All crawl spaces should have good cross ventilation, air/vapour barrier floors, insulated perimeter walls, insulated between floor joists, frost/freeze protected exposed piping be they drain, waste, vent, potable water or heating. Newer construction may have heated crawls, concrete/gravel floors, an air vapour barrier, drains, heating appliance or a hot water heater. There are others.
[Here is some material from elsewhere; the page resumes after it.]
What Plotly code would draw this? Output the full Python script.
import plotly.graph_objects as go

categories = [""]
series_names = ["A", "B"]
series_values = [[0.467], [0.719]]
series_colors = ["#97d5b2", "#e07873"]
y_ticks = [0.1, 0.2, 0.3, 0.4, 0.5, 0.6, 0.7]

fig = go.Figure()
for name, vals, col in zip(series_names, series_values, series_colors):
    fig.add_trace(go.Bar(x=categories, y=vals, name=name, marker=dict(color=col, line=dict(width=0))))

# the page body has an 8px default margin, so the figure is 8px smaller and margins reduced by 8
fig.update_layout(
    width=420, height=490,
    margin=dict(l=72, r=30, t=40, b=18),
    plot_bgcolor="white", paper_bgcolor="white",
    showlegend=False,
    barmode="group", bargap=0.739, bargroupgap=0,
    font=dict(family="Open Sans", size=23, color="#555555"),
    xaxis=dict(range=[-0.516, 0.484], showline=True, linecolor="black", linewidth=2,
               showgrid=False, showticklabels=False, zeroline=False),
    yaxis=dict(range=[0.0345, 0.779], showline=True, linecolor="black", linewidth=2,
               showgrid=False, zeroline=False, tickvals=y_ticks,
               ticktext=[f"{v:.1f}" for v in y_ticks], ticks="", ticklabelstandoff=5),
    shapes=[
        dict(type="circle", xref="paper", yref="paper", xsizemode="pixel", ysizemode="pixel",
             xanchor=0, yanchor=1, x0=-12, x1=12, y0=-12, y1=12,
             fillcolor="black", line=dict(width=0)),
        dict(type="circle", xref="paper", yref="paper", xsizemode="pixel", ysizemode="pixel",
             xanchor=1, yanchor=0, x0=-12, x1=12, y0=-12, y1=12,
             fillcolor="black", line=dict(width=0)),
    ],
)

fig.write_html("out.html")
Ensure a dryer crawl by having the gutters, downspouts, perimeter drainage and splash blocks in good repair. Sloping the ground away from the structure will greatly reduce water into the crawl. Splash blocks or extended downspouts should be added to on ground downspouts to direct the water away from the base of the structure. Ensure that the window wells are clear of all debris and the drains are free flowing. Water loving trees and shrubs should be kept well clear of the home because their roots may/will plug the drainage and/or crack the foundation. It is not easy to repair either of these two systems.
The wood posts, floor joists, sub-floors, piers and bracing should be structurally sound, have a separation barrier between wood and concrete contact as this helps prevent rot. A vapour barrier will greatly reduce the moisture levels thus reducing rot damage, less vermin, no musty odors and a healthier environment.
All support columns (wood, steel, stone, cinder or cement block) should have a solid concrete footing. Remember, this is what holds up the centre of the house. Repair or replace any rotted/weakened columns or joists as these can sag the floor and prevent proper door, window or drawer use. Special areas of concern are the toilet base, tub base, and sink waste pipes. Areas behind insulation, with or without sidewall vapour barriers, are prone to insect, rot or other damage. Destructive testing is the only method to be sure of their presence. Older homes, with little or no maintenance, little or no ventilation and no ground vapour barrier, the higher possibility of some structural damage or deterioration. Older construction methods may have left the wooden cross strapping between the perimeter foundation wall and the footings. Remove all the wood and replace with expansive/hydraulic cement.
All electrical wiring should be elevated, protected and serviceable. The older the home the less likely that the system will be grounded. Any exposed light bulbs should be protected by a cage.
Ventilation/bug screens should be in good repair and cleaned at least once a year. Close them during the winter months and reopen them for the warmer months if heated. Unheated crawl areas should be vented year round. Fresh air added into the crawl areas create a healthier environment for the whole home.
Most older homes typically do not have an interior drain and we strongly suggest that one be added especially if there is a water heater or galvanized piping in the crawl. Ponding water is a source of an environmental concern.
The entry door either interior or exterior should be close fitting and insulated to prevent any unwanted drafts. An exterior door should be weather protected and locked to prevent any unwarranted entry.
Often the crawl is not inspected by the owner for a long time and as a result many problems go undetected until it is too late. A regular crawl inspection will greatly reduce any surprises by finding any problems before they become major headaches.
A change in lifestyle may include the addition of a waterbed, piano, large record collection, ceiling to floor bookcase or large aquarium and may result in the floors sagging, windows not opening, doors not closing, cracks in the walls etc. Monitor all substructure members after such additions are strongly advised.
Owning a home is probably the largest single investment a person may make in their lifetime and to ensure that the home does not prematurely deteriorate the homeowner is urged to have a yearly maintenance schedule. Simple tasks undertaken on a seasonal basis will help prolong the health of the home and its occupants year after year.
We recommend qualified tradespeople do all tasks, as they offer quality materials, proper installation requirements and most important a written guarantee.
Know that, for peace of mind, the care and attention you give your home will serve you well year after year and in comfort.